Doi chose to use mats uzumi — pine charcoal — for his heat treatment work. Pine charcoal burns at temperatures and with characteristics that are more difficult to control than modern alternatives. A craftsman who uses it is accepting greater complexity and greater risk in exchange for what pine charcoal offers: a heat that, when managed correctly, preserves the carbon content of the steel at the edge rather than allowing it to be depleted into the atmosphere.
This phenomenon — datsu tan, or decarburization — is one of the persistent challenges of heat treatment. When steel is heated, carbon at the surface can migrate away from the steel into the surrounding environment, leaving the edge softer than the interior. A decarburized edge does not hold its sharpness the way a properly carbonized one does. The visual difference is invisible. The difference in performance is not.

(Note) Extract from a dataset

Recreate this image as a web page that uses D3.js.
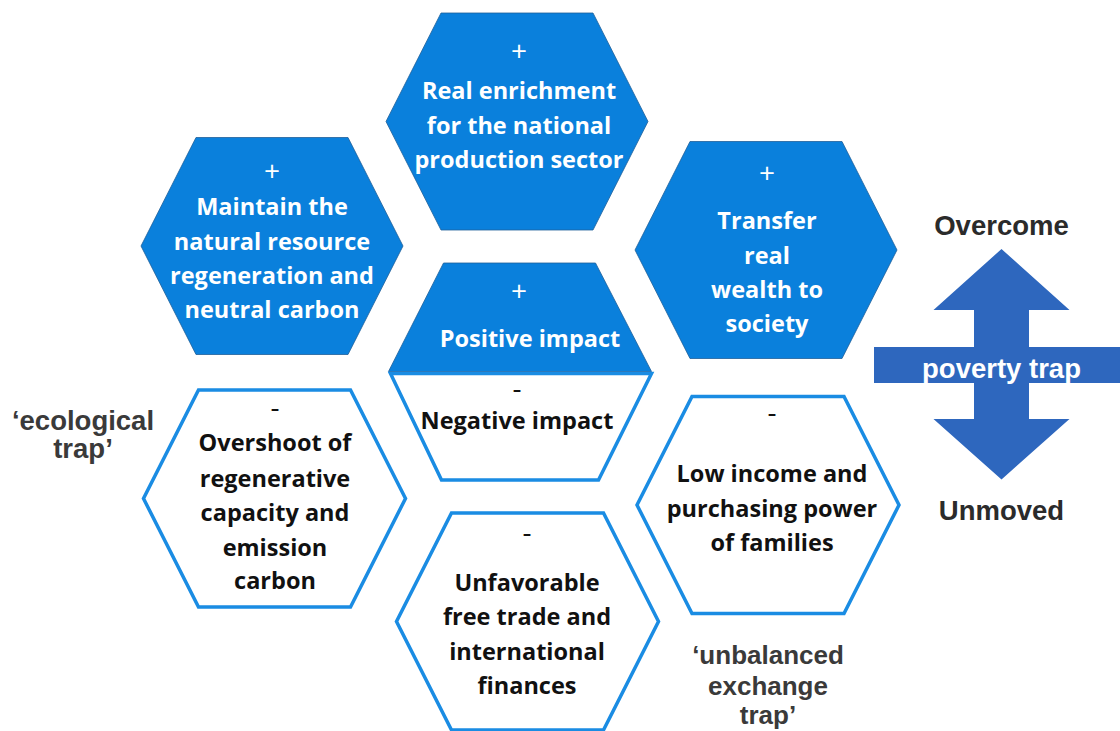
<!DOCTYPE html>
<html>
<head>
<meta charset="utf-8">
<script src="https://d3js.org/d3.v7.min.js"></script>
<style>
  body { margin: 0; background: #fff; }
  svg { display: block; }
</style>
</head>
<body>
<div id="chart"></div>
<script>
// labels for each hexagon (sign on top, then the text lines)
const hexLabels = [
  ["+", "Real enrichment", "for the national", "production sector"],
  ["+", "Maintain the", "natural resource", "regeneration and", "neutral carbon"],
  ["+", "Transfer", "real", "wealth to", "society"],
  ["-", "Overshoot of", "regenerative", "capacity and", "emission", "carbon"],
  ["-", "Unfavorable", "free trade and", "international", "finances"],
  ["-", "Low income and", "purchasing power", "of families"]
];
const hexKind = ["fill", "fill", "fill", "line", "line", "line"];
const splitLabels = [["+", "Positive impact"], ["-", "Negative impact"]];
const trapLabels = [["\u2018ecological", "trap\u2019"], ["\u2018unbalanced", "exchange", "trap\u2019"]];
const arrowLabels = ["Overcome", "poverty trap", "Unmoved"];

// layout
const W = 1120, H = 731;
const hexCenters = [[517, 121.5], [272, 246], [766, 250], [274.5, 498.5], [527.5, 621.5], [768, 505]];
const hexHalfW = 131, hexHalfH = 108.5, hexTopW = 76;
const textLines = [
  [51, 91, 126, 160],
  [171, 207, 242, 276, 310],
  [173, 221, 256, 290, 324],
  [407, 443, 479, 513, 548, 581],
  [532, 583, 617, 652, 686],
  [412, 474, 509, 543]
];
const textX = [519, 272, 767, 275, 527, 772];

const blue = "#0A80DC", lineBlue = "#1A8CE3", arrowBlue = "#2E67BE", grey = "#3a3a3a";

const svg = d3.select("#chart").append("svg").attr("width", W).attr("height", H);

function hexPts(c) {
  const [x, y] = c;
  return [[x - hexTopW, y - hexHalfH], [x + hexTopW, y - hexHalfH], [x + hexHalfW, y],
          [x + hexTopW, y + hexHalfH], [x - hexTopW, y + hexHalfH], [x - hexHalfW, y]];
}
const line = d3.line().curve(d3.curveLinearClosed);

svg.selectAll("path.hex").data(hexCenters).enter().append("path")
  .attr("class", "hex")
  .attr("d", d => line(hexPts(d)))
  .attr("fill", (d, i) => hexKind[i] == "fill" ? blue : "#fff")
  .attr("stroke", (d, i) => hexKind[i] == "fill" ? "#1f5f99" : lineBlue)
  .attr("stroke-width", (d, i) => hexKind[i] == "fill" ? 0.8 : 3.5)
  .attr("stroke-linejoin", "miter");

// split hexagon in the middle
const sc = [519.5, 371.5];
const topHalf = [[sc[0] - hexTopW, sc[1] - hexHalfH], [sc[0] + hexTopW, sc[1] - hexHalfH],
                 [sc[0] + hexHalfW + 1, sc[1]], [sc[0] - hexHalfW, sc[1]]];
const botHalf = [[sc[0] - hexHalfW + 2, sc[1] + 2], [sc[0] + hexHalfW + 1, sc[1] + 2],
                 [sc[0] + hexTopW + 3, sc[1] + hexHalfH], [sc[0] - hexTopW - 2, sc[1] + hexHalfH]];
svg.append("path").attr("d", line(topHalf)).attr("fill", blue).attr("stroke", "#1f5f99").attr("stroke-width", 0.8);
svg.append("path").attr("d", line(botHalf)).attr("fill", "#fff").attr("stroke", lineBlue).attr("stroke-width", 3.5);

const font = "'Open Sans', Lato, sans-serif";
const signSize = 28, textSize = 23.5;

hexLabels.forEach((lab, i) => {
  const col = hexKind[i] == "fill" ? "#fff" : "#111";
  svg.selectAll(null).data(lab).enter().append("text")
    .attr("x", textX[i])
    .attr("y", (d, j) => textLines[i][j])
    .attr("dy", "0.35em")
    .attr("text-anchor", "middle")
    .attr("font-family", font)
    .attr("font-weight", (d, j) => j == 0 ? 400 : 700)
    .attr("font-size", (d, j) => j == 0 ? signSize : textSize)
    .attr("fill", col)
    .text(d => d);
});

const splitY = [[291, 339], [388, 421]];
const splitX = [[519, 530], [517, 517]];
splitLabels.forEach((lab, i) => {
  svg.selectAll(null).data(lab).enter().append("text")
    .attr("x", (d, j) => splitX[i][j])
    .attr("y", (d, j) => splitY[i][j])
    .attr("dy", "0.35em")
    .attr("text-anchor", "middle")
    .attr("font-family", font)
    .attr("font-weight", (d, j) => j == 0 ? 400 : 700)
    .attr("font-size", (d, j) => j == 0 ? signSize : textSize)
    .attr("fill", i == 0 ? "#fff" : "#111")
    .text(d => d);
});

// trap labels
const trapPos = [[83, [420, 448]], [768, [655, 686, 715]]];
const trapSize = [27.5, 26];
trapLabels.forEach((lab, i) => {
  svg.selectAll(null).data(lab).enter().append("text")
    .attr("x", trapPos[i][0])
    .attr("y", (d, j) => trapPos[i][1][j])
    .attr("dy", "0.35em")
    .attr("text-anchor", "middle")
    .attr("font-family", "'Liberation Sans', Arial, sans-serif")
    .attr("font-weight", 700)
    .attr("font-size", trapSize[i])
    .attr("fill", grey)
    .text(d => d);
});

// double arrow with cross bar
const ax = 1001.5;
const arrow = [
  [ax, 249], [ax + 68, 310], [ax + 27.5, 310], [ax + 27.5, 347], [W + 5, 347], [W + 5, 383],
  [ax + 27.5, 383], [ax + 27.5, 419], [ax + 68, 419], [ax, 479.5], [ax - 68, 419], [ax - 27.5, 419],
  [ax - 27.5, 383], [874, 383], [874, 347], [ax - 27.5, 347], [ax - 27.5, 310], [ax - 68, 310]
];
svg.append("path").attr("d", line(arrow)).attr("fill", arrowBlue);

const arrowY = [225, 368, 510];
svg.selectAll("text.arr").data(arrowLabels).enter().append("text")
  .attr("class", "arr")
  .attr("x", ax)
  .attr("y", (d, i) => arrowY[i])
  .attr("dy", "0.35em")
  .attr("text-anchor", "middle")
  .attr("font-family", "'Liberation Sans', Arial, sans-serif")
  .attr("font-weight", 700)
  .attr("font-size", 27.5)
  .attr("fill", (d, i) => i == 1 ? "#fff" : "#2b2b2b")
  .text(d => d);
</script>
</body>
</html>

Pine charcoal, used with skill, creates a heat environment that minimizes this carbon loss. The edge that comes from the quench has the carbon content that the steel's composition intended it to have. This is the edge that produces the sharpness Doi's knives were known for — not just sharp at the moment of finishing, but capable of the sustained performance that professional cooks depend on.
The difficulty of working with pine charcoal is why most smiths choose not to. Doi chose to because it produced a better result, and a better result was the only result he was interested in.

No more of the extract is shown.